There is not final boss like there was in Mass Effect (Saren) or Mass Effect 2 (half-formed human-Reaper hybrid) but a final run... and you get hit by a Reaper blast. After getting hit by this blast, things get a little surreal. Everything after this moment becomes different. Things stop making sense. The world around you seems off somehow. I don't want to spoil it all, but when you get to this moment, look around. REALLY pay attention and look around. You'll notice some odd stuff. You'll have final conversations with old mind controlled enemies in strange places. Your Shepard will start acting funny. The game will try and deceive you. It is weird. Then you will have a final decision. Not a final boss, but a decision. 1 of 3 options to be accurate. There aren't the normal Paragon Blue, Renegade Red options you get normally... but this is what Mass Effect is all about. Making tough ambiguous decisions. They all seem equally appealing. You've seen examples of how all 3 can be the both the right decision and the wrong decision throughout the series. It was perfect.
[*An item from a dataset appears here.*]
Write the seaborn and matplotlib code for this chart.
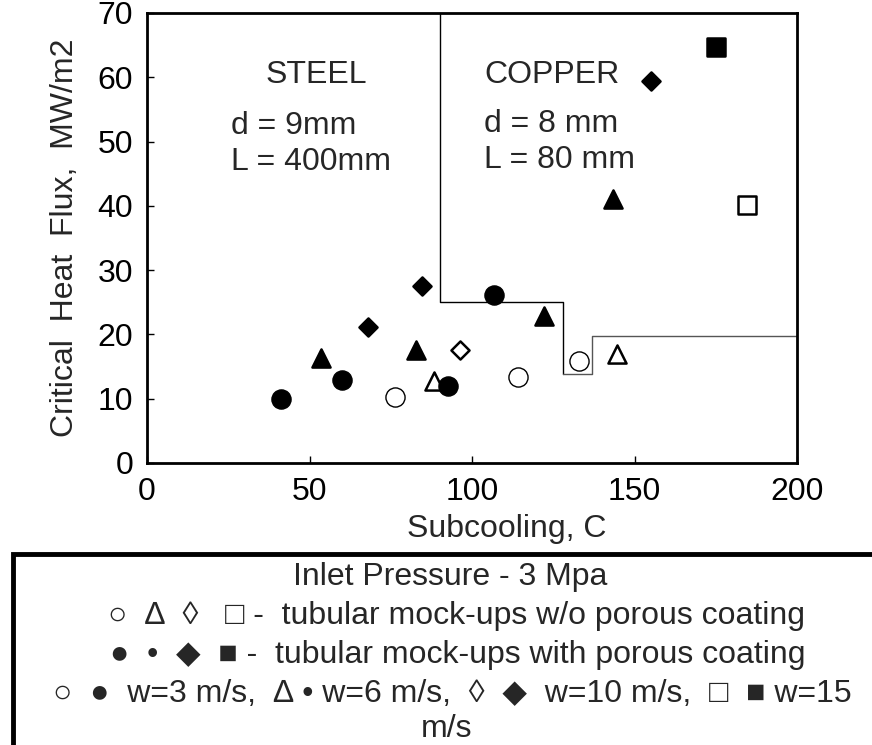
import matplotlib
matplotlib.use("Agg")
import matplotlib.pyplot as plt
import seaborn as sns
import pandas as pd
from matplotlib.patches import Rectangle

# subcooling (C) and critical heat flux (MW/m2)
# open symbols: tubular mock-ups w/o porous coating
plain_w3_x = [76.3, 114.1, 132.9]
plain_w3_y = [10.3, 13.4, 15.9]
plain_w6_x = [88.2, 144.5]
plain_w6_y = [12.8, 17.0]
plain_w10_x = [96.2]
plain_w10_y = [17.6]
plain_w15_x = [184.6]
plain_w15_y = [40.1]
# filled symbols: tubular mock-ups with porous coating
porous_w3_x = [41.2, 60.1, 92.5, 106.7]
porous_w3_y = [10.0, 12.9, 12.0, 26.1]
porous_w6_x = [53.4, 82.7, 122.3, 143.5]
porous_w6_y = [16.3, 17.6, 22.9, 41.0]
porous_w10_x = [68.0, 84.6, 155.2]
porous_w10_y = [21.1, 27.5, 59.5]
porous_w15_x = [175.2]
porous_w15_y = [64.7]

# steel / copper boundary
boundary_x = [90, 90, 128, 128, 137, 137, 200]
boundary_y = [70, 25, 25, 13.8, 13.8, 19.8, 19.8]

x_ticks = [0, 50, 100, 150, 200]
y_ticks = [0, 10, 20, 30, 40, 50, 60, 70]

rows = []
for coating, vel, xs, ys in [
    ("plain", 3, plain_w3_x, plain_w3_y), ("plain", 6, plain_w6_x, plain_w6_y),
    ("plain", 10, plain_w10_x, plain_w10_y), ("plain", 15, plain_w15_x, plain_w15_y),
    ("porous", 3, porous_w3_x, porous_w3_y), ("porous", 6, porous_w6_x, porous_w6_y),
    ("porous", 10, porous_w10_x, porous_w10_y), ("porous", 15, porous_w15_x, porous_w15_y),
]:
    for x, y in zip(xs, ys):
        rows.append({"subcooling": x, "chf": y, "coating": coating, "w": vel})
df = pd.DataFrame(rows)

marker_for = {3: "o", 6: "^", 10: "D", 15: "s"}
size_for = {3: 190, 6: 170, 10: 85, 15: 150}

FS = 23
sns.set_theme(style="ticks")
plt.rcParams["font.family"] = ["Liberation Sans", "DejaVu Sans"]
plt.rcParams["font.size"] = FS

fig = plt.figure(figsize=(8.72, 7.45), dpi=100)
ax = fig.add_axes([147 / 872, 1 - 463 / 745, 650 / 872, 450 / 745])

ax.plot(boundary_x[:4], boundary_y[:4], color="black", lw=1.0, zorder=1)
ax.plot(boundary_x[3:], boundary_y[3:], color="#555555", lw=1.0, zorder=1)

for (coating, vel), grp in df.groupby(["coating", "w"]):
    filled = coating == "porous"
    sns.scatterplot(data=grp, x="subcooling", y="chf", ax=ax,
                    marker=marker_for[vel], s=size_for[vel],
                    color="black" if filled else "white",
                    edgecolor="black", linewidth=1.0 if vel == 3 else 1.8,
                    legend=False, zorder=3)

ax.text(52, 60.4, "STEEL", ha="center", va="center", fontsize=FS)
ax.text(25.9, 52.5, "d = 9mm", ha="left", va="center", fontsize=FS)
ax.text(25.9, 46.8, "L = 400mm", ha="left", va="center", fontsize=FS)
ax.text(103.8, 60.4, "COPPER", ha="left", va="center", fontsize=FS)
ax.text(103.8, 52.7, "d = 8 mm", ha="left", va="center", fontsize=FS)
ax.text(103.8, 47.2, "L = 80 mm", ha="left", va="center", fontsize=FS)

ax.set_xlim(0, 200)
ax.set_ylim(0, 70)
ax.set_xticks(x_ticks)
ax.set_yticks(y_ticks)
ax.tick_params(direction="in", length=5, width=1, labelsize=FS, pad=10, colors="black")
for sp in ax.spines.values():
    sp.set_linewidth(2)
    sp.set_color("black")

ax.set_xlabel("Subcooling, C", fontsize=FS)
ax.set_ylabel("Critical  Heat  Flux,  MW/m2", fontsize=FS)
ax.xaxis.set_label_coords(0.554, -0.147)
ax.xaxis.label.set_va("center")
ax.yaxis.set_label_coords(-0.126, 0.5)
ax.yaxis.label.set_va("center")

# boxed key below the chart
fig.patches.append(Rectangle((13 / 872, -0.1), 1.2, 1 - 554 / 745 + 0.1,
                             transform=fig.transFigure, fill=False,
                             edgecolor="black", linewidth=3.5))

def put(x_px, base_px, s, ha="left"):
    fig.text(x_px / 872, 1 - base_px / 745, s, ha=ha, va="baseline", fontsize=FS,
             family=["Liberation Sans", "DejaVu Sans"])

put(293, 585, "Inlet Pressure - 3 Mpa")
put(805, 624, "\u25cb  \u2206  \u25ca   \u25a1 -  tubular mock-ups w/o porous coating", ha="right")
put(805, 663, "\u25cf  \u2022  \u25c6  \u25a0 -  tubular mock-ups with porous coating", ha="right")
put(852, 702, "\u25cb  \u25cf  w=3 m/s,  \u2206 \u2022 w=6 m/s,  \u25ca  \u25c6  w=10 m/s,  \u25a1  \u25a0 w=15", ha="right")
put(447, 737, "m/s", ha="center")

fig.savefig("out.png", dpi=100)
I think the problem many had with it was that you don't get a chance to see the aftermath of your decision too much. Two of the endings seem pretty much the same with a color change being the only distinction, the other not much different either... though with a bit more death involved. The reality is though these endings all seem good on the surface, but there are deep implications associated with each one. The game doesn't telegraph them to you. It doesn't tell you that you made a mistake if you didn't choose the "ideal" outcome. It leaves it ambiguous and you actually gotta think about it before it makes sense. No matter what, Shepard "saves" the galaxy and his legacy is told for generations to come. Your definition of "saves" is what is important. 

Other than the cover system and a few glitches, I think this game was the perfect ending to a nearly perfect series of games.